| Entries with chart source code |

.....

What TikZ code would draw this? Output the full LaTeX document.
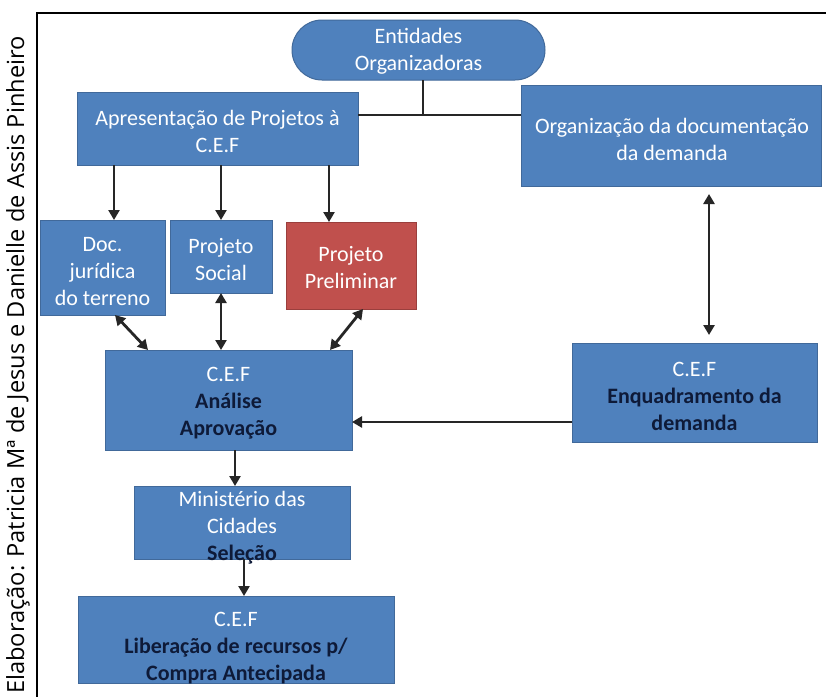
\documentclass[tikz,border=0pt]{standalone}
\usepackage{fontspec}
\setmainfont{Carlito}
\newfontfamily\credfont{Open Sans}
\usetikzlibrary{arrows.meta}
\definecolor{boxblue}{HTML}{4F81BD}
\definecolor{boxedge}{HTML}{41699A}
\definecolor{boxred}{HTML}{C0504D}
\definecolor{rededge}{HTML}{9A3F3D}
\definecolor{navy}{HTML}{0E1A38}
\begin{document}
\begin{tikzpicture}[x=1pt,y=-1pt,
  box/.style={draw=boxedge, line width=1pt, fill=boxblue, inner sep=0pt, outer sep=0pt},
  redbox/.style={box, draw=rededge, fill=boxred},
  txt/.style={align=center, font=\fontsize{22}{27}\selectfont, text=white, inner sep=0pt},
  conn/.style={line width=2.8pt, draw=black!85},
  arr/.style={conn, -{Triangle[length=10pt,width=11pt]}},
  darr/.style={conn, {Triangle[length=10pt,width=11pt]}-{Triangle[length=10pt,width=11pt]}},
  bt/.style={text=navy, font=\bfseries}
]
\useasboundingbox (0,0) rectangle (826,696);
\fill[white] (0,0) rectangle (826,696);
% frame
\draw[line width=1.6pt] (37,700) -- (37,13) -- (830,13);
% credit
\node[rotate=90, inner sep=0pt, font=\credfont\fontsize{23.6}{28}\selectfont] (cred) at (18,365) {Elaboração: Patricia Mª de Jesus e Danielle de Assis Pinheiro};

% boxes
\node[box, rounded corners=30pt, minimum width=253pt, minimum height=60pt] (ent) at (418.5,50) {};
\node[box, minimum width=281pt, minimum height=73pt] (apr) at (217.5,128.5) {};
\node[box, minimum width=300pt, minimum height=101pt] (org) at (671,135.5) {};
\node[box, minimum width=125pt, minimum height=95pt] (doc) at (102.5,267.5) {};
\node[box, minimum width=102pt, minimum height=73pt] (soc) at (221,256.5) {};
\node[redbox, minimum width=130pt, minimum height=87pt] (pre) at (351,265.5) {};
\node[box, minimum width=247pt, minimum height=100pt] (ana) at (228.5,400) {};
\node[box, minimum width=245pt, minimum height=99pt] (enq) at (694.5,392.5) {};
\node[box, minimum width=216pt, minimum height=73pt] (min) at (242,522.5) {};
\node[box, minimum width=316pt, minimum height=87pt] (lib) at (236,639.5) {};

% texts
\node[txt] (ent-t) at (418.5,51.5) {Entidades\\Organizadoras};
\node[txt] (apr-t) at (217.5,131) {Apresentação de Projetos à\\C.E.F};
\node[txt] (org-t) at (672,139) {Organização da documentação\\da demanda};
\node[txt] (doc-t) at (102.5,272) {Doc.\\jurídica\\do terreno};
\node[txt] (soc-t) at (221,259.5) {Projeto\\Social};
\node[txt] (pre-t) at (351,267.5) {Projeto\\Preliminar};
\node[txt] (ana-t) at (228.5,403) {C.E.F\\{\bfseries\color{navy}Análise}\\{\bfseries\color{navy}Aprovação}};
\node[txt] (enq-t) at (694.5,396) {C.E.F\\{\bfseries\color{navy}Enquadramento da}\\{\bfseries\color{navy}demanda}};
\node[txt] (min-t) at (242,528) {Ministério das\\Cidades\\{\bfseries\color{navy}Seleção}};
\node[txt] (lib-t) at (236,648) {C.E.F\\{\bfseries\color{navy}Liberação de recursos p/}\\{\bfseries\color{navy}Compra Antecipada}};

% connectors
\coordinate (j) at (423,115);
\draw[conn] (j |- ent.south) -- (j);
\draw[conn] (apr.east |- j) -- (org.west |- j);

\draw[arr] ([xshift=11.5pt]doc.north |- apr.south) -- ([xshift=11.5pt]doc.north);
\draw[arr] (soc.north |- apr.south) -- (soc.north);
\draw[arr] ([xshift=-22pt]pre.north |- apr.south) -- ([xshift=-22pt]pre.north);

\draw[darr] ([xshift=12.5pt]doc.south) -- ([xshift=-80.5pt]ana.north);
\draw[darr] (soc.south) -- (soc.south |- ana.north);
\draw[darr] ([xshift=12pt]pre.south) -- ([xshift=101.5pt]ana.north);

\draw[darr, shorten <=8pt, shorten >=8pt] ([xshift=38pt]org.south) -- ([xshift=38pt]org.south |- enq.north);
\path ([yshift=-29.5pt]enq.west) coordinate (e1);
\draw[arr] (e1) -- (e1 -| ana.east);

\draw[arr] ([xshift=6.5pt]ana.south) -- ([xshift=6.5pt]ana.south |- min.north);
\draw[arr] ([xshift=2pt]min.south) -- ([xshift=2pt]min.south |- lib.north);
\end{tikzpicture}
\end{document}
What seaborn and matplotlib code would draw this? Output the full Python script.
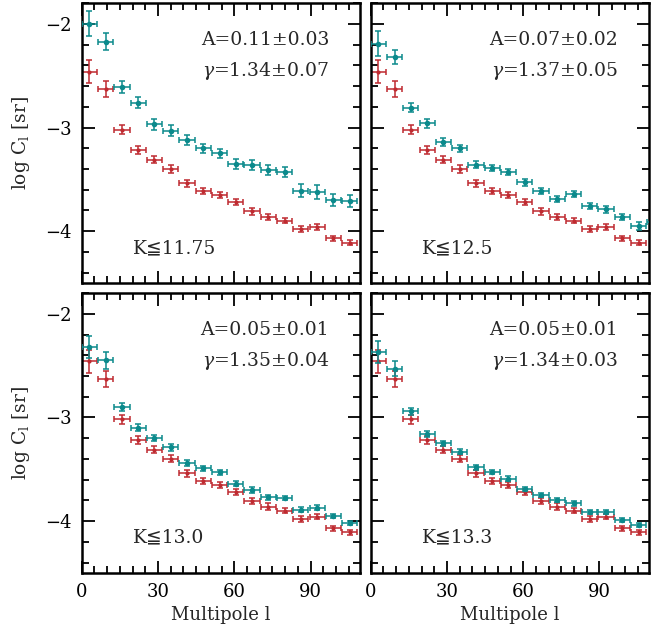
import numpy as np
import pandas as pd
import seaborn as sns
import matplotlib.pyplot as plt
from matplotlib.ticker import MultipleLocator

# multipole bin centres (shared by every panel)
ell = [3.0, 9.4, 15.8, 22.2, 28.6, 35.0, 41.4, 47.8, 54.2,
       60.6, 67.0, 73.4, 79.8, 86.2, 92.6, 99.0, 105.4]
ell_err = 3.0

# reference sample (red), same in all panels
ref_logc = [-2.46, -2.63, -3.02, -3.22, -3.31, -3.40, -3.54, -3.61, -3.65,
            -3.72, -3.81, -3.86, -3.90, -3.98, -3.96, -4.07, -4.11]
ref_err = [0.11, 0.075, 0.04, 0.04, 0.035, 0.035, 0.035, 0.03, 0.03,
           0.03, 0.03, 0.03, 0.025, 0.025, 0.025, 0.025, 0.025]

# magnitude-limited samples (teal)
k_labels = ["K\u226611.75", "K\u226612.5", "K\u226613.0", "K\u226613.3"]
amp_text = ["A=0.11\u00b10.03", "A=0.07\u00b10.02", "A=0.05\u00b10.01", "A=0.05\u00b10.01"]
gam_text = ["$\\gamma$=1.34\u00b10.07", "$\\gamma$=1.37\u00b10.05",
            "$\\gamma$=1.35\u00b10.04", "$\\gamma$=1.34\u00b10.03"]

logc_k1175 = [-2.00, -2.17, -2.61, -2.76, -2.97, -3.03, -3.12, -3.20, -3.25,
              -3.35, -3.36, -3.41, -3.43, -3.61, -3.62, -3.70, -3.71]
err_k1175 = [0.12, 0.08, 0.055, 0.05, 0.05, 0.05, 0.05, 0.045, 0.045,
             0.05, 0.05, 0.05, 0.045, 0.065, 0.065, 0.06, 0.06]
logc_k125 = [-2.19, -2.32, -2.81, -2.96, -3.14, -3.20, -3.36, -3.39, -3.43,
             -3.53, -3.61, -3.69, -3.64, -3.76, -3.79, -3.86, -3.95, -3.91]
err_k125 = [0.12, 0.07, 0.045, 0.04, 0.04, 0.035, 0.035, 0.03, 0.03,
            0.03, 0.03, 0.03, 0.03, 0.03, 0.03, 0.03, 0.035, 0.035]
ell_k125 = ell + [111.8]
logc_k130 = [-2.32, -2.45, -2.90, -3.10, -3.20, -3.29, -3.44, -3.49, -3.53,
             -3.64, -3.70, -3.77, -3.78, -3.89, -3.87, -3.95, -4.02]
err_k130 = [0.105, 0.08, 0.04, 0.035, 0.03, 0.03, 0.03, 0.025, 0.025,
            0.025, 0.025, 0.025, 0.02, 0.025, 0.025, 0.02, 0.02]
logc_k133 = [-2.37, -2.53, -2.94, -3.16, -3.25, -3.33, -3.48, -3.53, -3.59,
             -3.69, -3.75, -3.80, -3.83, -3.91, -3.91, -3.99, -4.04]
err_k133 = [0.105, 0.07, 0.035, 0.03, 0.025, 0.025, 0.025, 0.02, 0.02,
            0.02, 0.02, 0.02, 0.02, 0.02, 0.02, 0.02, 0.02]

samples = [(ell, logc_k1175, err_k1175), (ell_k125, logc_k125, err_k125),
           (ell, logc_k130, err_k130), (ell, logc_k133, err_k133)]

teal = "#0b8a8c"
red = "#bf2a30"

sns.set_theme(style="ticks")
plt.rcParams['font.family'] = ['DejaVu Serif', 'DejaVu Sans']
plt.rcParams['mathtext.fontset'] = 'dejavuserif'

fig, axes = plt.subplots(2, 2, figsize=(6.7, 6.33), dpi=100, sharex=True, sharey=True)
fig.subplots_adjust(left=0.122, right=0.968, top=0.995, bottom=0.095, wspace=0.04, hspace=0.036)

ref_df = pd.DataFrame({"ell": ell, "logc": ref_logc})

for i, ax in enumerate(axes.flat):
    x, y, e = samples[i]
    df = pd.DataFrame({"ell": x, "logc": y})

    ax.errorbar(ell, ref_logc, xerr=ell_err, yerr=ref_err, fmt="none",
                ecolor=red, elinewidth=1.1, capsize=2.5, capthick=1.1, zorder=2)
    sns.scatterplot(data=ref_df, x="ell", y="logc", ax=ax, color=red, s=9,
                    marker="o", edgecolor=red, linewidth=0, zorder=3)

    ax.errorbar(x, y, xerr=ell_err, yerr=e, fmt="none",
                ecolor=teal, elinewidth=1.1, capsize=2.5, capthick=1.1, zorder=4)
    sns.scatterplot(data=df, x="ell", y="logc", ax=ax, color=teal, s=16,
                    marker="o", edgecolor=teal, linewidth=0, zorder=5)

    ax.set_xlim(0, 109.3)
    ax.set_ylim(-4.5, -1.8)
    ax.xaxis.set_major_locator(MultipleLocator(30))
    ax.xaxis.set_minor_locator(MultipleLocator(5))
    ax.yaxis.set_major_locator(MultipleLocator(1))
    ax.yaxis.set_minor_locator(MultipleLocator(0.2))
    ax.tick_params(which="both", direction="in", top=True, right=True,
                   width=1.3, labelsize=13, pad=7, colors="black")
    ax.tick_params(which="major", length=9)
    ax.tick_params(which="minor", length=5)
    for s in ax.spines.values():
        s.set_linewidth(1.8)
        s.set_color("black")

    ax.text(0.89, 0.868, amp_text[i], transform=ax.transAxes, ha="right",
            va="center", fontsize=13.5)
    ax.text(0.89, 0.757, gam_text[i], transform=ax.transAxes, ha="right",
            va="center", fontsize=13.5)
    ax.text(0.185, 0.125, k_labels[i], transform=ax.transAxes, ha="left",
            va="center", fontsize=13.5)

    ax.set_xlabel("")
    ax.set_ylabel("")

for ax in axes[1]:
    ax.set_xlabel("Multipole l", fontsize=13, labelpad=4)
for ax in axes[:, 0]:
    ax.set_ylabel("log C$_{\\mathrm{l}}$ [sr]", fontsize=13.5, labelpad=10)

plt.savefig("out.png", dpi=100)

.....

| Instructions to follow |
Each line above that includes "would" should be shown.

| Exercise answer |
What TikZ code would draw this? Output the full LaTeX document.
What seaborn and matplotlib code would draw this? Output the full Python script.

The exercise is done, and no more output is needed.